Rows from a dataset of charts and code:
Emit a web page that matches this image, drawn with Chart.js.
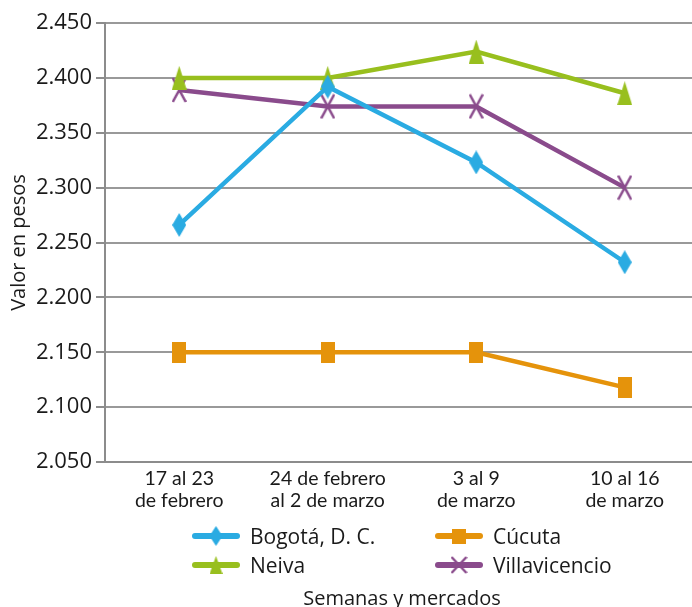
<!DOCTYPE html>
<html>
<head>
<meta charset="utf-8">
<script src="https://cdn.jsdelivr.net/npm/chart.js@4"></script>
<style>
  html, body { margin: 0; padding: 0; background: #fff; overflow: hidden; }
  #wrap { position: relative; width: 734px; height: 607px; }
  #leyenda { position: absolute; left: 0; top: 522px; font-family: "Open Sans", sans-serif; font-size: 21px; color: #1a1a1a; }
  .item { position: absolute; display: flex; align-items: center; white-space: nowrap; height: 28px; }
  .item canvas { margin-right: 10px; }
</style>
</head>
<body>
<div id="wrap">
  <canvas id="grafico" width="734" height="607"></canvas>
  <div id="leyenda"></div>
</div>
<script>
// Datos
const semanas = [['17 al 23', 'de febrero'], ['24 de febrero', 'al 2 de marzo'], ['3 al 9', 'de marzo'], ['10 al 16', 'de marzo']];
const bogota = [2266, 2392, 2323, 2232];
const cucuta = [2150, 2150, 2150, 2118];
const neiva = [2400, 2400, 2424, 2386];
const villavicencio = [2389, 2374, 2374, 2300];
const ejeY = { min: 2050, max: 2450, paso: 50 };

const fuente = '"Open Sans", sans-serif';

// Marcadores alargados como en la imagen original
function crearMarcador(forma, color, w, h) {
    const c = document.createElement('canvas');
    c.width = w; c.height = h;
    const ctx = c.getContext('2d');
    ctx.fillStyle = color;
    ctx.strokeStyle = color;
    ctx.beginPath();
    if (forma === 'diamante') {
        ctx.moveTo(w / 2, 0); ctx.lineTo(w, h / 2); ctx.lineTo(w / 2, h); ctx.lineTo(0, h / 2);
        ctx.closePath(); ctx.fill();
    } else if (forma === 'cuadro') {
        ctx.rect(0, 0, w, h); ctx.fill();
    } else if (forma === 'triangulo') {
        ctx.moveTo(w / 2, 0); ctx.lineTo(w, h); ctx.lineTo(0, h);
        ctx.closePath(); ctx.fill();
    } else {
        ctx.lineWidth = 2.5;
        ctx.moveTo(1, 1); ctx.lineTo(w - 1, h - 1);
        ctx.moveTo(w - 1, 1); ctx.lineTo(1, h - 1);
        ctx.stroke();
    }
    return c;
}

const series = [
    { nombre: 'Bogotá, D. C.', datos: bogota, color: '#2AABE2', forma: 'diamante', w: 14, h: 24, lw: 13, lh: 20, col: 0, fila: 0 },
    { nombre: 'Cúcuta', datos: cucuta, color: '#E5930B', forma: 'cuadro', w: 14, h: 21, lw: 14, lh: 15, col: 1, fila: 0 },
    { nombre: 'Neiva', datos: neiva, color: '#98BF1E', forma: 'triangulo', w: 15, h: 24, lw: 13, lh: 18, col: 0, fila: 1 },
    { nombre: 'Villavicencio', datos: villavicencio, color: '#8A4B8C', forma: 'cruz', w: 15, h: 26, lw: 17, lh: 18, col: 1, fila: 1 }
];

// Leyenda en HTML con dos columnas alineadas
const leyenda = document.getElementById('leyenda');
series.forEach(s => {
    const div = document.createElement('div');
    div.className = 'item';
    div.style.left = (s.col === 0 ? 192 : 435) + 'px';
    div.style.top = (s.fila * 29) + 'px';
    const icono = document.createElement('canvas');
    icono.width = 48; icono.height = 28;
    const ctx = icono.getContext('2d');
    ctx.strokeStyle = s.color;
    ctx.lineWidth = 6;
    ctx.lineCap = 'round';
    ctx.beginPath(); ctx.moveTo(3, 14); ctx.lineTo(45, 14); ctx.stroke();
    const m = crearMarcador(s.forma, s.color, s.lw, s.lh);
    ctx.drawImage(m, 24 - s.lw / 2, 14 - s.lh / 2);
    div.appendChild(icono);
    const txt = document.createElement('span');
    txt.textContent = s.nombre;
    div.appendChild(txt);
    leyenda.appendChild(div);
});

new Chart(document.getElementById('grafico'), {
    type: 'line',
    data: {
        labels: semanas,
        datasets: series.map(s => ({
            label: s.nombre,
            data: s.datos,
            borderColor: s.color,
            backgroundColor: s.color,
            borderWidth: 4.5,
            pointStyle: crearMarcador(s.forma, s.color, s.w, s.h),
            tension: 0
        }))
    },
    options: {
        responsive: false,
        animation: false,
        layout: { padding: { top: 23, right: 35, left: 7, bottom: 0 } },
        plugins: {
            legend: { display: false },
            tooltip: { enabled: false },
            title: {
                display: true,
                fullSize: false,
                position: 'bottom',
                text: 'Semanas y mercados',
                color: '#1a1a1a',
                font: { family: fuente, size: 20, weight: 'normal', lineHeight: 1.2 },
                padding: { top: 0, bottom: -4 }
            }
        },
        scales: {
            x: {
                offset: true,
                grid: { drawOnChartArea: false, drawTicks: false },
                border: { color: '#8c8c8c', width: 2 },
                ticks: { color: '#1a1a1a', padding: 6, maxRotation: 0, font: { family: 'Lato, sans-serif', size: 19.5, lineHeight: 1.13 } },
                afterFit: s => { s.height = 125; }
            },
            y: {
                min: ejeY.min,
                max: ejeY.max,
                grid: { color: '#999999', lineWidth: 2, tickLength: 9, tickColor: '#8c8c8c' },
                border: { color: '#8c8c8c', width: 2 },
                ticks: {
                    stepSize: ejeY.paso,
                    color: '#1a1a1a',
                    padding: 4,
                    font: { family: fuente, size: 22 },
                    callback: v => v.toLocaleString('de-DE')
                },
                title: {
                    display: true,
                    text: 'Valor en pesos',
                    color: '#1a1a1a',
                    font: { family: fuente, size: 20 },
                    padding: { top: 0, bottom: 2 }
                },
                afterFit: s => { s.width = 98; }
            }
        }
    }
});
</script>
</body>
</html>
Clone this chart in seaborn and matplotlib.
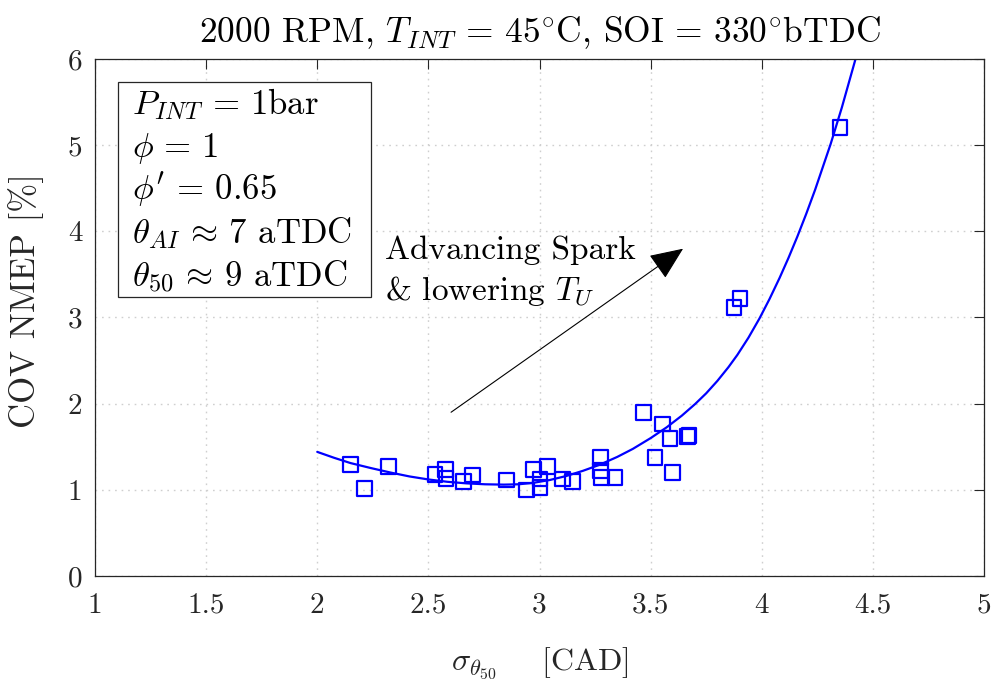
import matplotlib
matplotlib.use("Agg")
import matplotlib.pyplot as plt
from matplotlib.patches import Rectangle
import seaborn as sns

# ---- data ----
sigma_theta50 = [2.150, 2.212, 2.320, 2.530, 2.578, 2.579, 2.657, 2.698, 2.852,
                 2.942, 2.972, 3.002, 3.002, 3.035, 3.104, 3.149, 3.275, 3.275,
                 3.280, 3.340, 3.467, 3.554, 3.587, 3.665, 3.673, 3.520, 3.598,
                 3.875, 3.902, 4.352]
cov_nmep = [1.296, 1.018, 1.269, 1.180, 1.238, 1.134, 1.095, 1.172, 1.114,
            0.998, 1.238, 1.126, 1.029, 1.269, 1.126, 1.095, 1.377, 1.222,
            1.145, 1.145, 1.900, 1.764, 1.598, 1.617, 1.628, 1.373, 1.203,
            3.118, 3.222, 5.207]

# fitted curve
fit_x = [2.00, 2.075, 2.15, 2.24, 2.33, 2.415, 2.50, 2.585, 2.67, 2.755, 2.84,
         2.905, 2.97, 3.045, 3.12, 3.195, 3.27, 3.35, 3.42, 3.50, 3.572, 3.64,
         3.70, 3.75, 3.80, 3.85, 3.89, 3.94, 3.99, 4.035, 4.08, 4.12, 4.16,
         4.20, 4.24, 4.31, 4.36, 4.423]
fit_y = [1.44, 1.372, 1.31, 1.253, 1.20, 1.155, 1.12, 1.093, 1.075, 1.064, 1.06,
         1.064, 1.08, 1.113, 1.16, 1.22, 1.29, 1.382, 1.475, 1.60, 1.725, 1.86,
         1.995, 2.12, 2.263, 2.423, 2.565, 2.765, 2.99, 3.215, 3.458, 3.69,
         3.938, 4.202, 4.482, 5.014, 5.434, 6.01]

x_ticks = [1, 1.5, 2, 2.5, 3, 3.5, 4, 4.5, 5]
y_ticks = [0, 1, 2, 3, 4, 5, 6]

title_txt = r"2000 RPM, $T_{INT}\,=\,45^{\circ}$C, SOI$\,=\,330^{\circ}$bTDC"
xlabel_txt = r"$\sigma_{\theta_{50}}$    [CAD]"
ylabel_txt = "COV NMEP [%]"
box_lines = [r"$P_{INT}\,=\,1$bar", r"$\phi\,=\,1$", r"$\phi^{\prime}\,=\,0.65$",
             r"$\theta_{AI}\,\approx\,7$ aTDC", r"$\theta_{50}\,\approx\,9$ aTDC"]
annot_lines = ["Advancing Spark", r"& lowering $T_U$"]

# ---- style ----
sns.set_theme(style="white")
plt.rcParams["font.family"] = ["cmr10", "DejaVu Serif"]
plt.rcParams["mathtext.fontset"] = "cm"
plt.rcParams["axes.formatter.use_mathtext"] = True
plt.rcParams["axes.unicode_minus"] = False

BLUE = "#0000ff"
DARK = "#262626"

fig = plt.figure(figsize=(9.98, 6.83), dpi=100)
ax = fig.add_axes([0.0952, 0.1567, 0.8908, 0.7570])

sns.lineplot(x=fit_x, y=fit_y, ax=ax, color=BLUE, linewidth=1.6, sort=False,
             estimator=None)
sns.scatterplot(x=sigma_theta50, y=cov_nmep, ax=ax, marker="s", s=110,
                facecolor="none", edgecolor=BLUE, linewidth=1.6, zorder=3)

ax.set_xlim(1, 5)
ax.set_ylim(0, 6)
ax.set_xticks(x_ticks)
ax.set_yticks(y_ticks)
ax.set_xticklabels([f"{t:g}" for t in x_ticks])
ax.set_yticklabels([f"{t:g}" for t in y_ticks])

ax.grid(True, linestyle=(0, (1.2, 3.5)), color="#cfcfcf", linewidth=1.0)
ax.set_axisbelow(True)
for sp in ax.spines.values():
    sp.set_visible(True)
    sp.set_color(DARK)
    sp.set_linewidth(0.9)
ax.tick_params(direction="in", top=True, right=True, length=7, width=0.8,
               colors=DARK, labelsize=21)
ax.tick_params(axis="x", pad=12)
ax.tick_params(axis="y", pad=9)

ax.set_title(title_txt, fontsize=25.5, color="black", pad=12)
ax.set_xlabel(xlabel_txt, fontsize=23, color=DARK, labelpad=19)
ax.set_ylabel(ylabel_txt, fontsize=25, color=DARK)
ax.yaxis.set_label_coords(-0.057, 0.532)

# parameter box
ax.add_patch(Rectangle((0.0262, 0.540), 0.2843, 0.416, transform=ax.transAxes,
                       fill=True, facecolor="white", edgecolor=DARK,
                       linewidth=0.9, zorder=4))
for yb, line in zip([0.8936, 0.8104, 0.7292, 0.6441, 0.5590], box_lines):
    ax.text(0.0413, yb, line, transform=ax.transAxes, fontsize=25,
            va="baseline", ha="left", color="black", zorder=5)

# annotation
ax.annotate("", xy=(3.646, 3.798), xytext=(2.602, 1.90),
            arrowprops=dict(arrowstyle="-|>,head_length=0.7,head_width=0.3",
                            mutation_scale=30, color="black", lw=0.8,
                            shrinkA=0, shrinkB=0))
for yb, line in zip([3.675, 3.203], annot_lines):
    ax.text(2.305, yb, line, fontsize=24, va="baseline", ha="left",
            color="black")

fig.savefig("out.png", dpi=100)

Task to carry out: Drop the images and output only the lines from the one that contains "Clone this chart in seaborn and matplotlib." to the one that contains "import seaborn as sns", both included.

Solution:
Clone this chart in seaborn and matplotlib.
import matplotlib
matplotlib.use("Agg")
import matplotlib.pyplot as plt
from matplotlib.patches import Rectangle
import seaborn as sns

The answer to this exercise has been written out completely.